Lastly, about the mentioned advantages. One large advantage is that memory leeks are rather irrelevant because everything is freed after each request. I've seen many Java applications where memory usage constantly increases and need regular restarts.

  • 4
    I so love having you on the site @Berdir ;)
    – Letharion
    May 8, 2012 at 9:50
  • Alex Bronstein mentioned it during the sprint that it's somewhat slow to include the tpl.php files even with APC it requires a stat -- but Twig compiles to classes so that will be a win on pages like node + many comments. We will see.
    – user49
    May 9, 2012 at 10:29
  • I guess you could make a system where, for cached pages, you generate a bunch of rewrite rules and put them in .htaccess, accompanied by html pages to bypass PHP completely. Might not be worth the trouble though: IIS, nginx, logged-in users, ...
    – Bart
    May 15, 2012 at 12:41
  • 1
    @Bart: You just re-invented Boost: drupal.org/project/boost :)
    – Berdir
    May 15, 2012 at 18:35

Nope, it was David Strauss who was experimenting with kargo-event (now called Kellner) at https://code.launchpad.net/~fourkitchens/pressflow/6-evented but I doubt anything serious came out of it.

Drupal 7 does have a lot of bootstrap already cached, there's a cache_bootstrap bin for that. You can stick it into memcached.

You can go overboard and decrease code loading with moving some / lots of Drupal code into C. Damien and dhthwy created PHP extension at http://drupal.org/project/drupal_php_ext not much is done with it. Or do hiphop. I do not know the current state of hiphop & Drupal 7.

At the end of the day, however, you need to take a good hard look at the engineering costs of, say, getting hiphop work with Drupal 7 (and all the contrib!) and compare it with renting a few more servers. If you can save, say 5% of your servers and you have 100 000 servers, go for it, but are you Facebook? Be careful and economical with optimizations.
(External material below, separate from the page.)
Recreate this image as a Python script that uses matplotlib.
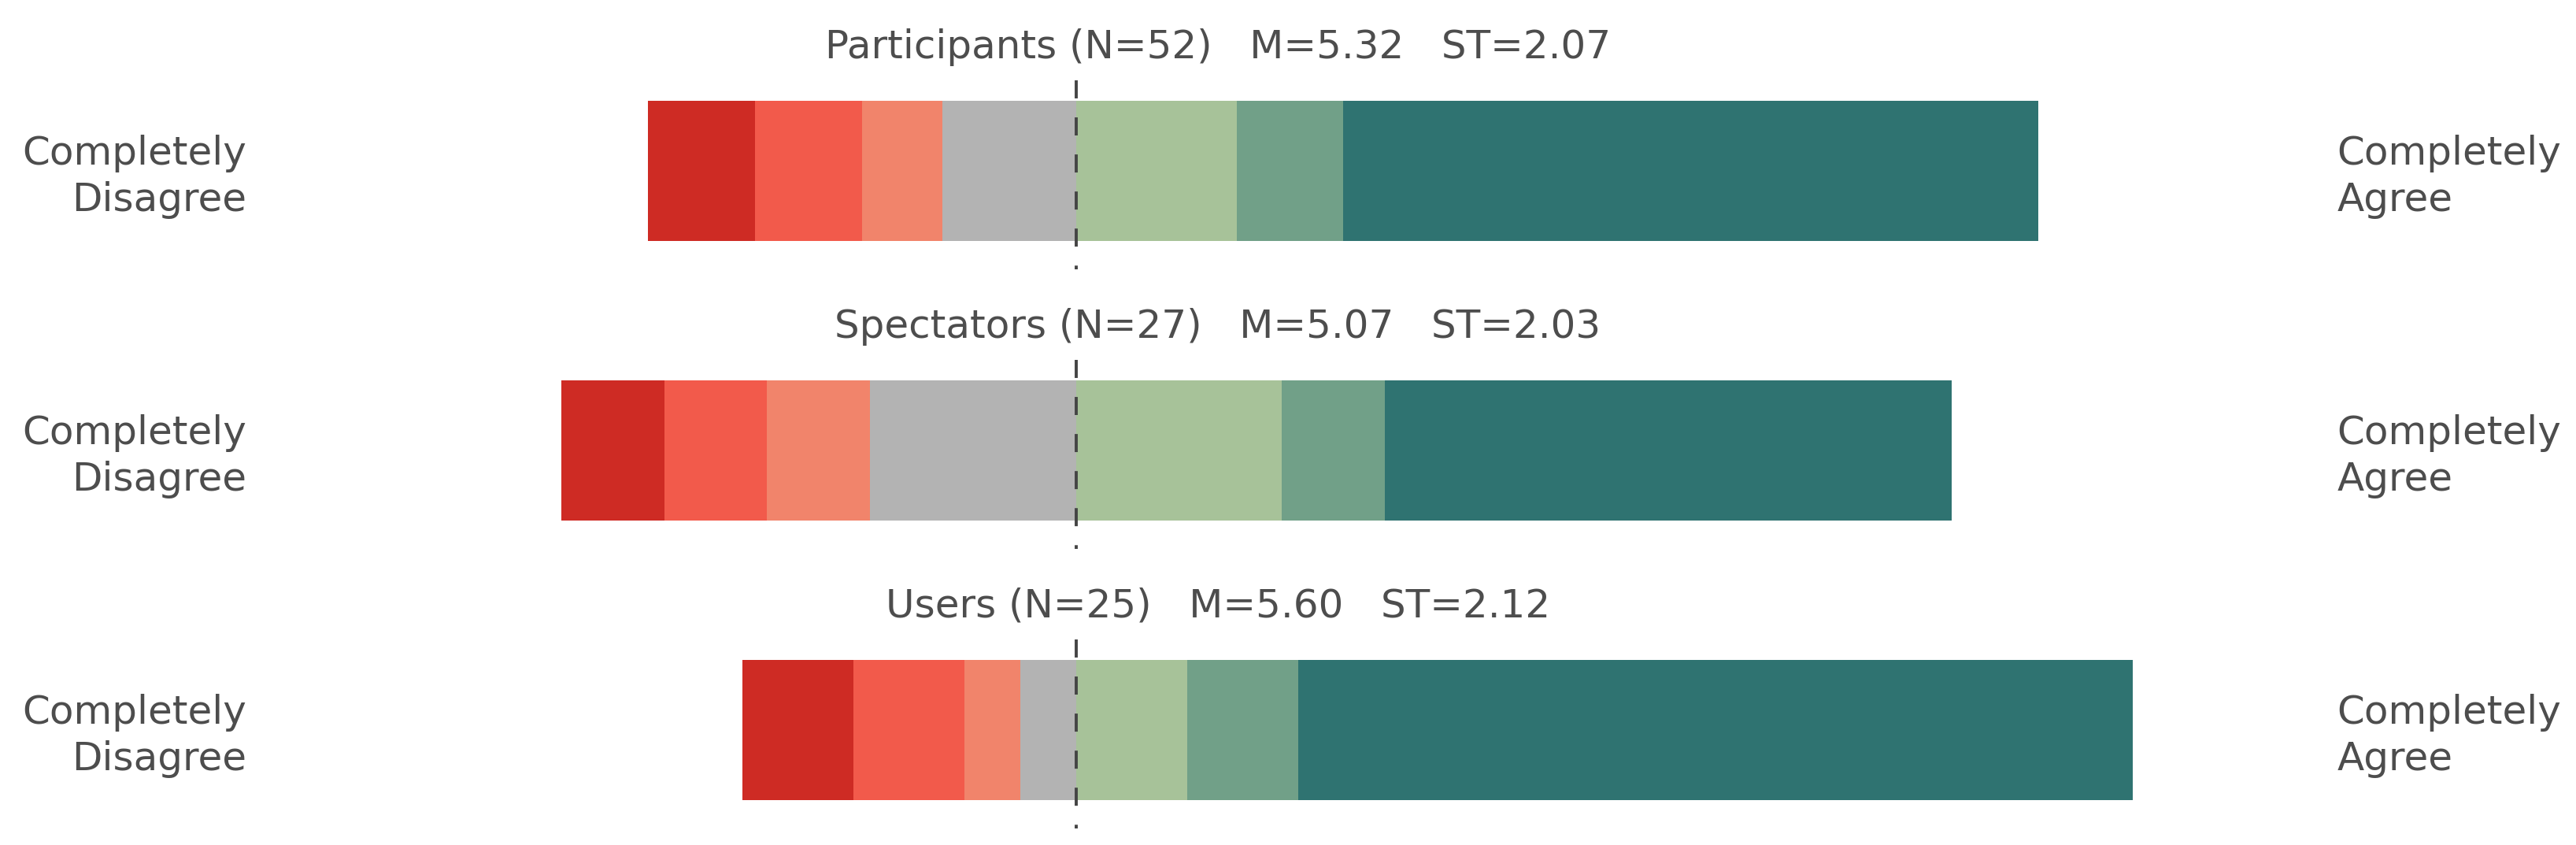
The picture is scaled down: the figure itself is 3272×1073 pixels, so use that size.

  • Thanks, I've updated the question and removed your name from it. :) I realize that for many cases, there are far more efficient ways to deal with performance, I was mostly curious.
    – Letharion
    May 9, 2012 at 7:14

Saw an interesting presentation about doh (Dynamic Object Handler) at the High Performance Drupal meetup. In short he talks about bootstrapping drupal fast by using it. Gets interesting around the 15:30 mark. Autoload on steroids in short with runkit functionally as well. QA at the 33:00 mark.